One of the most iconic buildings of the city is the Radcliffe Camera, and it was also one of the first and last buildings we visited on our trip. Built in the 18th century, it houses the private Radcliffe Science Library, the Radcliffe Camera and a reading room for the Bodleian Library. I attempted a few times during the day to enter, but was asked to leave each time. It was a bit disappointing being such a library nerd my whole life…
The city’s Ashmolean Museum was opened in the 1600’s, and is Britain’s oldest public museum. We spent a half an hour in this extensive museum, and even spotted a piece by Warhol!
The historic centre has also been featured in many films, including my all time favourite, Harry Potter! The films were shot at Oxford University; the Great Hall was the setting for Hogwart’s dining room and the Library doubled as Hogwart’s Infirmary.

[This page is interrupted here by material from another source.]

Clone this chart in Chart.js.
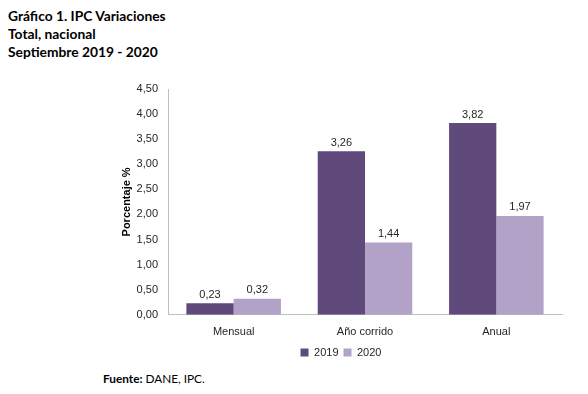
<!DOCTYPE html>
<html lang="es">
<head>
<meta charset="utf-8">
<title>IPC Variaciones</title>
<script src="https://cdn.jsdelivr.net/npm/chart.js"></script>
<style>
  body { margin: 0; background: #fff; width: 588px; height: 394px; position: relative; overflow: hidden; }
  .titulo { position: absolute; left: 8px; top: 7px; font-family: Lato, "Open Sans", sans-serif; font-weight: bold; font-size: 13.8px; line-height: 18px; color: #000; }
  .fuente { position: absolute; left: 103px; top: 371px; font-family: Lato, "Open Sans", sans-serif; font-size: 11.8px; color: #000; }
  .fuente b { font-weight: bold; }
  #wrap { position: absolute; left: 100px; top: 75px; width: 480px; height: 293px; }
</style>
</head>
<body>
<div class="titulo">Gráfico 1. IPC Variaciones<br>Total, nacional<br>Septiembre 2019 - 2020</div>
<div id="wrap"><canvas id="grafico"></canvas></div>
<div class="fuente"><b>Fuente:</b> DANE, IPC.</div>

<script>
// datos
const categorias = ['Mensual', 'Año corrido', 'Anual'];
const serie2019 = [0.23, 3.26, 3.82];
const serie2020 = [0.32, 1.44, 1.97];
const ejeMax = 4.5;
const ejePaso = 0.5;

function coma(v) {
  return v.toFixed(2).replace('.', ',');
}

// etiquetas de valor encima de cada barra
const etiquetas = {
  id: 'etiquetas',
  afterDatasetsDraw(chart) {
    const ctx = chart.ctx;
    ctx.save();
    ctx.font = '11px "Liberation Sans", Arial, sans-serif';
    ctx.fillStyle = '#262626';
    ctx.textAlign = 'center';
    ctx.textBaseline = 'bottom';
    chart.data.datasets.forEach((ds, i) => {
      chart.getDatasetMeta(i).data.forEach((bar, j) => {
        ctx.fillText(coma(ds.data[j]), bar.x, bar.y - 3);
      });
    });
    ctx.restore();
  }
};

new Chart(document.getElementById('grafico'), {
  type: 'bar',
  data: {
    labels: categorias,
    datasets: [
      { label: '2019', data: serie2019, backgroundColor: '#604a7b' },
      { label: '2020', data: serie2020, backgroundColor: '#b3a2c7' }
    ]
  },
  options: {
    responsive: true,
    maintainAspectRatio: false,
    animation: false,
    layout: { padding: { top: 14, right: 18, bottom: 0, left: 20 } },
    datasets: { bar: { categoryPercentage: 0.72, barPercentage: 1.0 } },
    plugins: {
      legend: {
        position: 'bottom',
        labels: {
          boxWidth: 8, boxHeight: 8, padding: 5,
          color: '#262626',
          font: { family: '"Liberation Sans", Arial, sans-serif', size: 11 }
        }
      },
      tooltip: { enabled: false }
    },
    scales: {
      x: {
        grid: { display: false },
        border: { display: true, color: '#bfbfbf' },
        ticks: {
          color: '#262626', padding: 3,
          font: { family: '"Liberation Sans", Arial, sans-serif', size: 11 }
        }
      },
      y: {
        min: 0, max: ejeMax,
        grid: { display: false },
        border: { display: true, color: '#bfbfbf' },
        ticks: {
          stepSize: ejePaso, padding: 2,
          color: '#262626',
          font: { family: '"Liberation Sans", Arial, sans-serif', size: 11 },
          callback: v => coma(v)
        },
        title: {
          display: true, text: 'Porcentaje %', color: '#000',
          font: { family: '"Liberation Sans", Arial, sans-serif', size: 11, weight: 'bold' },
          padding: { top: 0, bottom: 2 }
        },
        afterFit(scale) { scale.width = 48; }
      }
    }
  },
  plugins: [etiquetas]
});
</script>
</body>
</html>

As per usual, we were fortunate enough to indulge in much deliciousness throughout the day. The hardest thing was selecting from all the choices available! For a late morning snack, we opted to have a small picnic on a bench in Oxford park. Away from the hustle and bustle, we sat quietly among blooming gardens and old trees enjoying a salad and falafel.

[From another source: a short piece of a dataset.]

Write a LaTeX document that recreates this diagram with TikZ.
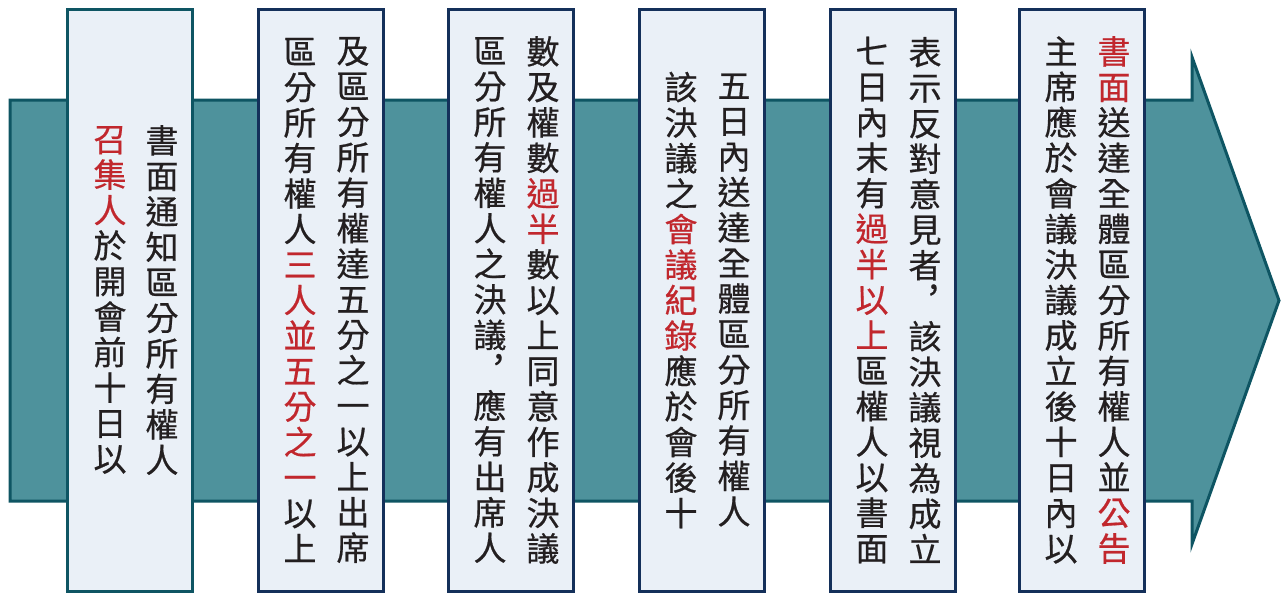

As the first unexpected rainstorm approached, we stopped by the Handle Bar. It is a casual cafe with white brick walls and cycling artefacts; very appropriate as it is located just above a bike shop. Their chai tea latte may have been a bit too sweet, but their chocolate chip cookie was just right. Probably the best cookie I’ve had in England so far.
During the second rainstorm, we shared a cappuccino at The Grand Cafe. The place stands on the site of the oldest coffee house in England!!! Although we didn’t try anything else, the coffee was top notch. They are clearly experienced in making great coffee.
Dinner at Turtle Bay Restaurant was unbeatable! It would be expected, owning the title of best Caribbean restaurant in Britain. The lively restaurant definitely made us feel like we experienced a magical apparition to the beach shacks of the Caribbean as we enjoyed our flavourful, spicy dishes.
I left the city on a high, and can’t wait to come back in the future!